I've always had miserable weather in Seoul (rain, sleet or both) and the weather forecast didn't look too promising, but an unbroken layer of cloud started to break as we approached ICN and flew over Yeongjong-do, my planned destination of Muui-do glinting in the dawn light. After a smooth touchdown and entry into ICN's space-age terminal, I queued up at the OZ transfer desk, got my boarding pass and headed up to the ICN lounge to munch on cornflakes and sip at bizarre Korean drinks (what on earth is nokcha?) while waiting for my turn for the shower.

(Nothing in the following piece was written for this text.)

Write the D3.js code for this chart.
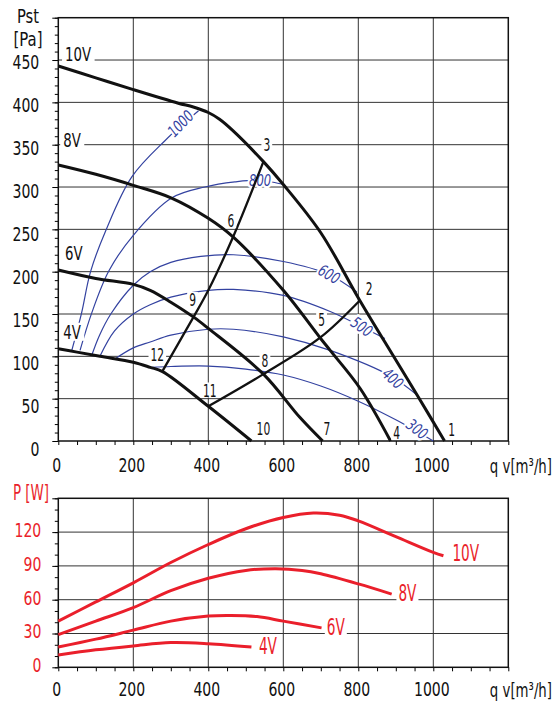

Ablutions performed, I set out in search of luggage storage and a bus to Muuido, only to find out at the Asiana transfer desk that, as my layover was >6 hours, I was entitled to my choice of a transit tour or transit hotel. I opted for the hotel, figuring it'd be as good a place as any to store my stuff, and was duly transshipped to Airport Town Square's "Hotel Airpark", where a surprisingly large and decent room awaited me, containing a huge personal vending machine retailing, among other things, grilled squid and glow-in-the-dark condoms.

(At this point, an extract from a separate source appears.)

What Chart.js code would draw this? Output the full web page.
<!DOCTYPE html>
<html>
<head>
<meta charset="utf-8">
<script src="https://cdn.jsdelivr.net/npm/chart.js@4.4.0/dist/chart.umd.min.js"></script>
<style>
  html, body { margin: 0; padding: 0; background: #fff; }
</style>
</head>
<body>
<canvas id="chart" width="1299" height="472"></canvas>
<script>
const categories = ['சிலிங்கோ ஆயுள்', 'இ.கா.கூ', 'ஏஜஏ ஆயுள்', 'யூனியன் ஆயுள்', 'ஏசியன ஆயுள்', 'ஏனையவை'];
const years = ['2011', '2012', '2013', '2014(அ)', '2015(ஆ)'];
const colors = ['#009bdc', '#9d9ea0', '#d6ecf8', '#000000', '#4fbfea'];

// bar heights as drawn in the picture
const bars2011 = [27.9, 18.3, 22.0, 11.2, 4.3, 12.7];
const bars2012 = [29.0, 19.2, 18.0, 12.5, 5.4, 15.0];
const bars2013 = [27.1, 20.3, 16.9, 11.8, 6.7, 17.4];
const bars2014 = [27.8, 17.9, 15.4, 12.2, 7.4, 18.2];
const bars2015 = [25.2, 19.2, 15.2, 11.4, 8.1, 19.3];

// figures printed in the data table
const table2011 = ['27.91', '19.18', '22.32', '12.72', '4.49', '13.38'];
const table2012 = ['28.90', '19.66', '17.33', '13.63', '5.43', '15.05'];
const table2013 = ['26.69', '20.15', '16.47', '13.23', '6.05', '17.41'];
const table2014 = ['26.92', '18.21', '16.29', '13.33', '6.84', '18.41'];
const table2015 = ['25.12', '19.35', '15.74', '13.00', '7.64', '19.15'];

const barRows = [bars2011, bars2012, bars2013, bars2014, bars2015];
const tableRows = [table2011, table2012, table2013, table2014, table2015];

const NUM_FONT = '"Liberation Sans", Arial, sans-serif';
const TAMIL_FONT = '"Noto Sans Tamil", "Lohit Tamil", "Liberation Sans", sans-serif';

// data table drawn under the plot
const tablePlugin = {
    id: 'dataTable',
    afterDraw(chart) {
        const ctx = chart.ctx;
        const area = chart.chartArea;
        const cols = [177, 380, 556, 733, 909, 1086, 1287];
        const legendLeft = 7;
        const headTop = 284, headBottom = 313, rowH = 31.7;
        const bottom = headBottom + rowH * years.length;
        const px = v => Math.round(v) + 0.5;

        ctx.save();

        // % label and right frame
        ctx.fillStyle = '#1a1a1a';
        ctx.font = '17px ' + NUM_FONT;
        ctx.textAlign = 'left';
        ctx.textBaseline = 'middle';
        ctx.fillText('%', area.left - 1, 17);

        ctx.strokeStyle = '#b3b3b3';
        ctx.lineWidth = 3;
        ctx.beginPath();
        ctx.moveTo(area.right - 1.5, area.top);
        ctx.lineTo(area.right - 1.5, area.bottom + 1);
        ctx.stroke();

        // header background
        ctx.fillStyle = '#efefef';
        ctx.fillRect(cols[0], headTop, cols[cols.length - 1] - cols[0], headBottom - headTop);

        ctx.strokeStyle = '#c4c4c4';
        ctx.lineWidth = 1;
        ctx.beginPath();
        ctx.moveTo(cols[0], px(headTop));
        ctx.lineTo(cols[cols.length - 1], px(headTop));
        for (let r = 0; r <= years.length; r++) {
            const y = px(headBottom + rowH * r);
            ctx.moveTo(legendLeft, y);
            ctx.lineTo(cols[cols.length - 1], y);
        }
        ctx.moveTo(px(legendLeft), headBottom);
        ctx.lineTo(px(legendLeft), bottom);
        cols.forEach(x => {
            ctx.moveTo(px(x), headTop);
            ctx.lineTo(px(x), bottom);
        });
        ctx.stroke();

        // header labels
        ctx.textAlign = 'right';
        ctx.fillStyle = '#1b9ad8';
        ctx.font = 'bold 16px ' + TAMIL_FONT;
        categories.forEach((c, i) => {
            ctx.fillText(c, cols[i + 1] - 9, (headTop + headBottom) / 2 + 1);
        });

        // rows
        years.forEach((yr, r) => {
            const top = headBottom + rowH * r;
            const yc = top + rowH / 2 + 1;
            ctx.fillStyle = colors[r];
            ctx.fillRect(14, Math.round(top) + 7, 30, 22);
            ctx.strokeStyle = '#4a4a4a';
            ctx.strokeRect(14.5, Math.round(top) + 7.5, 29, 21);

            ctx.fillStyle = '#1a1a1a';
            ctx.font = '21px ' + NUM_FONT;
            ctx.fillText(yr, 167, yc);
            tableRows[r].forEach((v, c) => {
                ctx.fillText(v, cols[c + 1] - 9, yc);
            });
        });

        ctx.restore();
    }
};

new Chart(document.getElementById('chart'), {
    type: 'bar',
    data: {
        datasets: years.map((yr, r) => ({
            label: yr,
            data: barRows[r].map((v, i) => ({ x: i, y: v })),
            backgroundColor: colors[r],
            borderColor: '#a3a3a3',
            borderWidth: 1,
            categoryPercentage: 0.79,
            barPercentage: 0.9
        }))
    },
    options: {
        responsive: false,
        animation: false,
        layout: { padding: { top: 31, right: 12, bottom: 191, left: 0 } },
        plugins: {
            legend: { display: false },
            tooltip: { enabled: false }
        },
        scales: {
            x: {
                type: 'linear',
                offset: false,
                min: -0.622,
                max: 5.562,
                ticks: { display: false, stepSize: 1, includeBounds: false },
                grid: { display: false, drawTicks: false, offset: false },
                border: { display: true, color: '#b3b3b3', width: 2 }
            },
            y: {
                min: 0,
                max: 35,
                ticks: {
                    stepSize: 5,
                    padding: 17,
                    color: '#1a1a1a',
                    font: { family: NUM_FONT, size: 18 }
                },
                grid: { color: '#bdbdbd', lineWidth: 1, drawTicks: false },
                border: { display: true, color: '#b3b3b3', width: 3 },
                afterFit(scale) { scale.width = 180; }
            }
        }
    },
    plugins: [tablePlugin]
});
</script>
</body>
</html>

By now it was an absolutely gorgeous day outside, little fluffy clouds floating in the clear blue sky and a gentle breeze making sure that it was nice and warm in the sun, nice and cool in the shade. I asked at the front desk about getting a bus or taxi to Muuido, but after much collective head-scratching and sucking air through teeth they (for at least 4 hotel staff were summoned to deal with the problem) concluded that it would take me a minimum of 60,000W to the trip, using arithmetic which never made it past the language barrier. (The taxi there would've been 15K one-way, but what was the bit about needing to pay 30K for entrance fees and the ferry when my guidebook tells me it should be 2K?) I suggested plan B, the Haesupia Spa, and with relieved smiles was told that they'd be glad to shuttle me there for free.

Haesupia is a squat block of a building just off the road to the airport. I paid my 6000W (~US$6), stripped down to the altogether and traipsed off downstairs in search of hot water, which was indeed available in copious quantities. The trick here is that they use heated deep sea salt water, probably a wise move given the amount of bilge in badly polluted Incheon Bay, but salty or not, a soak in piping hot water does wonders after a long flight. My Nordic heart was warmed by the spread of no less than 5 saunas, ranging from the almost traditional charcoal sauna to the mysterious "Jewel" (yok) sauna, tiled in raw jade with sacks of herbs by the stove, producing an effect like being stuck inside a microwaved menthol inhaler. The outside section had panoramic views of a concrete wall painted with a cheesy seaside mural, and with recorded birdchirps in the background I suntanned myself in the morning breeze and thought that hey, this is a pretty nice way to start your day. (Wanna see me naked? Find the spa on Google Maps/Earth (37.28'17.43" N, 126.31'10.29" E), zoom to maximum and switch to satellite mode. The courtyard is up top, and I'm the very relaxed-looking pixel on the top left side.)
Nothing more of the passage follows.